At a warehouse in New Jersey, 6,000 used copy machines sit ready to be sold. CBS News chief investigative correspondent Armen Keteyian reports almost every one of them holds a secret.
Nearly every digital copier built since 2002 contains a hard drive – like the one on your personal computer – storing an image of every document copied, scanned, or emailed by the machine.
In the process, it’s turned an office staple into a digital time-bomb packed with highly-personal or sensitive data.
If you’re in the identity theft business it seems this would be a pot of gold.
“The type of information we see on these machines with the social security numbers, birth certificates, bank records, income tax forms,” John Juntunen said, “that information would be very valuable.”
another thing few people know is that EVERY printer we buy now has a security device that actually prints the rear of the pages, and those hidden codes allow those IN the know to find out what copier/office/owner printed them.
Do you have any idea how big would the storage device have to be? This is sheer nonsense, promulgated by the usual right wing rednecks who are forever coming up with something to prove their obssessive conspirary theory that the govmint is out to getcha.
I printed a 300 plus page document at work the other day. I hope "they" enjoy reading it, I didn't - it was as boring as the proverbial bat@#$%.
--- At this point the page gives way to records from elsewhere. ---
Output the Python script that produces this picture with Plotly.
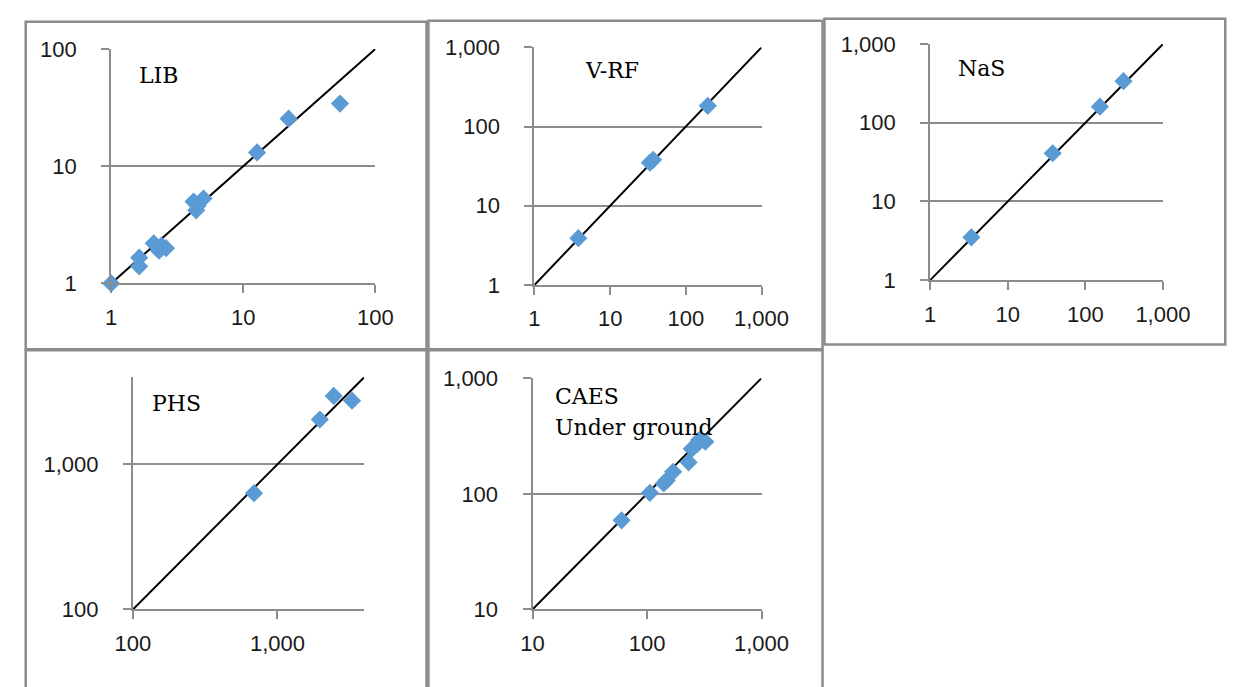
import math
import plotly.graph_objects as go

W, H = 1260, 687

# ---------------- data ----------------
lib_x = [1.0, 1.63, 1.63, 2.1, 2.3, 2.4, 2.6, 4.2, 4.4, 4.5, 5.0, 12.7, 22.0, 53.9]
lib_y = [1.0, 1.66, 1.40, 2.2, 1.9, 2.1, 2.0, 5.0, 4.2, 4.6, 5.3, 13.1, 25.4, 34.2]

vrf_x = [3.8, 33.5, 37.0, 195.0]
vrf_y = [3.9, 35.0, 38.0, 183.0]

nas_x = [3.4, 38.0, 154.0, 310.0]
nas_y = [3.5, 41.0, 160.0, 338.0]

phs_x = [688, 1964, 2449, 3280]
phs_y = [632, 2036, 2958, 2742]

caes_x = [60, 106, 140, 149, 169, 231, 246, 275, 285, 323]
caes_y = [59, 102, 123, 131, 155, 187, 245, 270, 292, 282]

lib_ticks = [1, 10, 100]
lib_ticktext = ["1", "10", "100"]
k_ticks = [1, 10, 100, 1000]
k_ticktext = ["1", "10", "100", "1,000"]
phs_ticks = [100, 1000]
phs_ticktext = ["100", "1,000"]
caes_ticks = [10, 100, 1000]
caes_ticktext = ["10", "100", "1,000"]

lib_range = [1, 100]
vrf_range = [1, 1000]
nas_range = [1, 1000]
phs_range = [100, 3981]
caes_range = [10, 1000]

labels = ["LIB", "V-RF", "NaS", "PHS", "CAES", "Under ground"]

# ---------------- layout helpers ----------------
GREY = "#8c8c8c"
BLUE = "#5B9BD5"
TICKFONT = dict(family="Liberation Sans", size=22, color="#1a1a1a")
LABELFONT = dict(family="DejaVu Serif", size=22, color="#000000")

# panels: (x values, y values, range, tickvals, ticktext, plot box px [left, right, top, bottom])
panels = [
    (lib_x, lib_y, lib_range, lib_ticks, lib_ticktext, (96.7, 371.0, 38.3, 281.7)),
    (vrf_x, vrf_y, vrf_range, k_ticks, k_ticktext, (536.0, 771.7, 36.7, 283.3)),
    (nas_x, nas_y, nas_range, k_ticks, k_ticktext, (946.7, 1188.3, 33.3, 278.3)),
    (phs_x, phs_y, phs_range, phs_ticks, phs_ticktext, (119.3, 359.3, 379.0, 620.0)),
    (caes_x, caes_y, caes_range, caes_ticks, caes_ticktext, (534.0, 771.7, 380.0, 620.0)),
]

fig = go.Figure()
layout = {}

for i, (xs, ys, rng, tv, tt, box) in enumerate(panels, start=1):
    xa = "x" if i == 1 else f"x{i}"
    ya = "y" if i == 1 else f"y{i}"
    l, r, t, b = box
    lr = [math.log10(rng[0]), math.log10(rng[1])]
    # diagonal reference line
    fig.add_trace(go.Scatter(x=rng, y=rng, mode="lines",
                             line=dict(color="black", width=2),
                             xaxis=xa, yaxis=ya, showlegend=False, hoverinfo="skip"))
    fig.add_trace(go.Scatter(x=xs, y=ys, mode="markers",
                             marker=dict(symbol="diamond", size=14, color=BLUE,
                                         line=dict(width=0)),
                             cliponaxis=False,
                             xaxis=xa, yaxis=ya, showlegend=False))
    xkey = "xaxis" if i == 1 else f"xaxis{i}"
    ykey = "yaxis" if i == 1 else f"yaxis{i}"
    layout[xkey] = dict(type="log", range=lr, domain=[l / W, r / W], anchor=ya,
                        showgrid=False, zeroline=False, showline=True,
                        linecolor=GREY, linewidth=2, ticks="outside", ticklen=8,
                        tickwidth=2, tickcolor=GREY, tickvals=tv, ticktext=tt,
                        tickfont=TICKFONT, ticklabelstandoff=5, fixedrange=True)
    layout[ykey] = dict(type="log", range=lr, domain=[1 - b / H, 1 - t / H], anchor=xa,
                        showgrid=True, gridcolor=GREY, gridwidth=2, zeroline=False,
                        showline=True, linecolor=GREY, linewidth=2, ticks="outside",
                        ticklen=8, tickwidth=2, tickcolor=GREY, tickvals=tv, ticktext=tt,
                        tickfont=TICKFONT, ticklabelstandoff=20, fixedrange=True)

# frames around panels (px: left, top, right, bottom)
frames = [
    (8, 10, 424, 350),
    (426, 9, 835, 350),
    (837, 7, 1253, 345),
    (8, 351, 424, 720),
    (426, 351, 835, 720),
]
shapes = []
for (l, t, r, b) in frames:
    shapes.append(dict(type="rect", xref="paper", yref="paper",
                       x0=l / W, x1=r / W, y0=1 - b / H, y1=1 - t / H,
                       line=dict(color=GREY, width=2.5), fillcolor="rgba(0,0,0,0)",
                       layer="below"))

# panel labels (px: left x, vertical centre y)
label_pos = [(123, 66), (586, 61), (974, 59), (137, 406), (555, 399), (555, 431)]
annotations = []
for text, (x, y) in zip(labels, label_pos):
    annotations.append(dict(text=text, xref="paper", yref="paper",
                            x=x / W, y=1 - y / H, xanchor="left", yanchor="middle",
                            showarrow=False, font=LABELFONT))

fig.update_layout(width=W, height=H, autosize=False,
                  margin=dict(l=0, r=0, t=0, b=0, pad=0),
                  paper_bgcolor="white", plot_bgcolor="white",
                  shapes=shapes, annotations=annotations, showlegend=False,
                  **layout)

fig.write_html("out.html",
               post_script="document.body.style.margin='0';"
                           "document.body.style.padding='0';"
                           "document.body.style.overflow='hidden';")
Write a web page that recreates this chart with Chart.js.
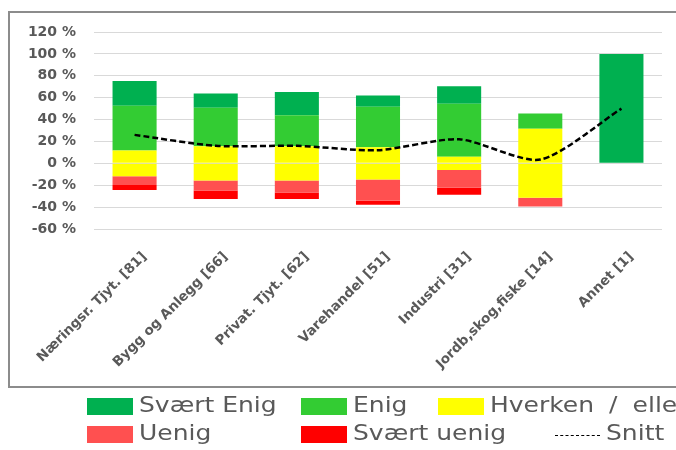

Lynette, somehow I dont think it would need to be that large, print doesnt take much space, pics a bit more, when you can get the tiny camera cards that will store many hundreds of hi res pics..it isnt Un feasible at all.
and you may like to check the back of some of whatever you print, its a very hard to see may ? need black light, series of numbers that IDs the copier. so IF? you ever decided to blow a whistle, and printed at work, they CAN track the dept it came from, by the gtee info, name add, and owner.
the register to Gtee idea, works well for them.
The volume of printing done by the 3 printers on my floor would fill a camera data card by lunch time. That 300 page document I printed was a tiny one compared to the obssessive amount printed out by certain other work units.
And printing a hidden ID on the page? Meh. So what. I don't use the work printer for private stuff anyway. And if I was going to print anything off to whistle blow with I wouldn't do it at work. I'd copy it to one of those data sticks (if I could figure out how to) and print it off at home. Because guess what? I have to use my building access card to access the printer and retrieve my print jobs, which are stored on the printers network drive for 8 hours if not printed earlier. My employer knows exactly how many pieces of paper I waste every day printing or photocopying.
Peter, adding to the cost? nah they need a storage anyway its a minor few cents to them, and as the link above shows the "security" to track where possible Offensive? or terrorist??? links were sent/printed is enough to get it okayed.
I used to do electronics and believe me the cost of components and what the people like me get paid, now replaced by wave soldering machines anyway.. is peanuts, and the cost to you is downright rude!
I used to complete 25 units a day from board to test, I earnt just over 80$ for that. the entire component lot cost the boss around another 200.
the retail $499 EA.
:-) yup! same story I salvaged 3 computers at the dump, the one I am now using had a LOT of info on the drive, not even formatted before dumping. the previous owners are lucky I am Not a snoopy sort, I just used killdisk and then formatted it.
Most, but not all PCs a friend used to buy via bulk auctions had been wiped, but he used to find the odd one that hadnt been working, hadnt been touched as the people may have found it beyond them?
I always pull the drives and check for bad sectors whatever. but I guess we may be in the rarer group?
My printers US as I managed to drop jellybeans:-) yeah whoops! down the back of it... its screwing up the paper feed..and they are sods to dismantle..and I cant find anything I printed on it around, but then I use it maybe 2x a year. or I,d see what I could see, it is a cannon.
As someone who has been in that game, your logic is a bit sketchy. Most dealers work on a fairly low margin, and their No 1 fear is that a customer will return a computer for "free" service if the software isn't properly operative. Customers also have a habit of ringing up to enquire what a particular file is for. To avoid this almost all dealers will reload a computer from scratch, including
Fdisking" the Hard Drive. No more data!
This shuts off one of the oncosts feared by dealers.
Having at one time purchased a good many machunes from the defence dept, they remove all hard drives and destroy them.
It would be a very slack legal or commercial firm who did not erase a drive before disposal.